* Directive: Restate all the material verbatim, except for the pictures.
--------
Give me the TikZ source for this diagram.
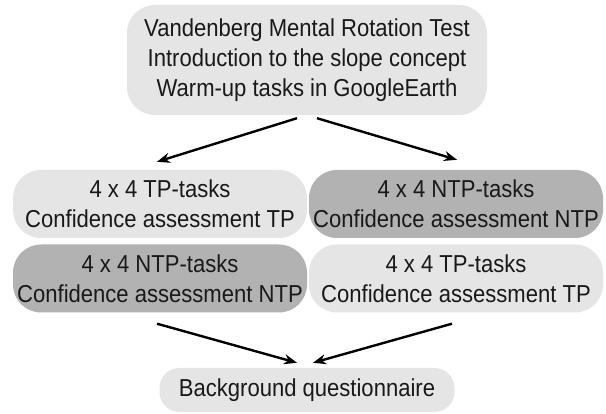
\documentclass[tikz,border=0pt]{standalone}
\usepackage{fontspec}
\setmainfont{Liberation Sans}[FakeStretch=0.9]
\usetikzlibrary{arrows.meta}
\definecolor{boxlight}{gray}{0.90}
\definecolor{boxdark}{gray}{0.70}
\begin{document}
\begin{tikzpicture}[x=1pt,y=-1pt,
  box/.style={rounded corners=28pt, inner sep=0pt, align=center,
    font=\fontsize{24.5}{30}\selectfont, text=black!90},
  light/.style={box, fill=boxlight},
  dark/.style={box, fill=boxdark},
  rowbox/.style={minimum width=294pt, minimum height=68pt},
  arr/.style={line width=2.4pt, -{Stealth[length=13pt,width=10pt]}}]
\useasboundingbox (0,0) rectangle (606,414);
\fill[white] (0,0) rectangle (606,414);
\node[light, minimum width=360pt, minimum height=110pt] (top) at (307,60)
  {Vandenberg Mental Rotation Test\\Introduction to the slope concept\\Warm-up tasks in GoogleEarth};
\node[light, rowbox] (a1) at (160,204) {4 x 4 TP-tasks\\Confidence assessment TP};
\node[dark, rowbox] (b1) at (456,204) {4 x 4 NTP-tasks\\Confidence assessment NTP};
\node[dark, rowbox] (a2) at (160,278.5) {4 x 4 NTP-tasks\\Confidence assessment NTP};
\node[light, rowbox] (b2) at (456,278.5) {4 x 4 TP-tasks\\Confidence assessment TP};
\node[light, rounded corners=20pt, minimum width=295pt, minimum height=44pt] (bq) at (307,390)
  {Background questionnaire};
\draw[arr] ([xshift=-10pt,yshift=-3pt]top.south) -- ([xshift=-3pt,yshift=8pt]a1.north);
\draw[arr] ([xshift=10pt,yshift=-3pt]top.south) -- ([xshift=1pt,yshift=10pt]b1.north);
\draw[arr] ([xshift=-3pt,yshift=-11pt]a2.south) -- ([xshift=-10pt,yshift=5pt]bq.north);
\draw[arr] ([xshift=-4pt,yshift=-11pt]b2.south) -- ([xshift=6pt,yshift=5pt]bq.north);
\end{tikzpicture}
\end{document}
--------
* Answer below:
Give me the TikZ source for this diagram.
\documentclass[tikz,border=0pt]{standalone}
\usepackage{fontspec}
\setmainfont{Liberation Sans}[FakeStretch=0.9]
\usetikzlibrary{arrows.meta}
\definecolor{boxlight}{gray}{0.90}
\definecolor{boxdark}{gray}{0.70}
\begin{document}
\begin{tikzpicture}[x=1pt,y=-1pt,
  box/.style={rounded corners=28pt, inner sep=0pt, align=center,
    font=\fontsize{24.5}{30}\selectfont, text=black!90},
  light/.style={box, fill=boxlight},
  dark/.style={box, fill=boxdark},
  rowbox/.style={minimum width=294pt, minimum height=68pt},
  arr/.style={line width=2.4pt, -{Stealth[length=13pt,width=10pt]}}]
\useasboundingbox (0,0) rectangle (606,414);
\fill[white] (0,0) rectangle (606,414);
\node[light, minimum width=360pt, minimum height=110pt] (top) at (307,60)
  {Vandenberg Mental Rotation Test\\Introduction to the slope concept\\Warm-up tasks in GoogleEarth};
\node[light, rowbox] (a1) at (160,204) {4 x 4 TP-tasks\\Confidence assessment TP};
\node[dark, rowbox] (b1) at (456,204) {4 x 4 NTP-tasks\\Confidence assessment NTP};
\node[dark, rowbox] (a2) at (160,278.5) {4 x 4 NTP-tasks\\Confidence assessment NTP};
\node[light, rowbox] (b2) at (456,278.5) {4 x 4 TP-tasks\\Confidence assessment TP};
\node[light, rounded corners=20pt, minimum width=295pt, minimum height=44pt] (bq) at (307,390)
  {Background questionnaire};
\draw[arr] ([xshift=-10pt,yshift=-3pt]top.south) -- ([xshift=-3pt,yshift=8pt]a1.north);
\draw[arr] ([xshift=10pt,yshift=-3pt]top.south) -- ([xshift=1pt,yshift=10pt]b1.north);
\draw[arr] ([xshift=-3pt,yshift=-11pt]a2.south) -- ([xshift=-10pt,yshift=5pt]bq.north);
\draw[arr] ([xshift=-4pt,yshift=-11pt]b2.south) -- ([xshift=6pt,yshift=5pt]bq.north);
\end{tikzpicture}
\end{document}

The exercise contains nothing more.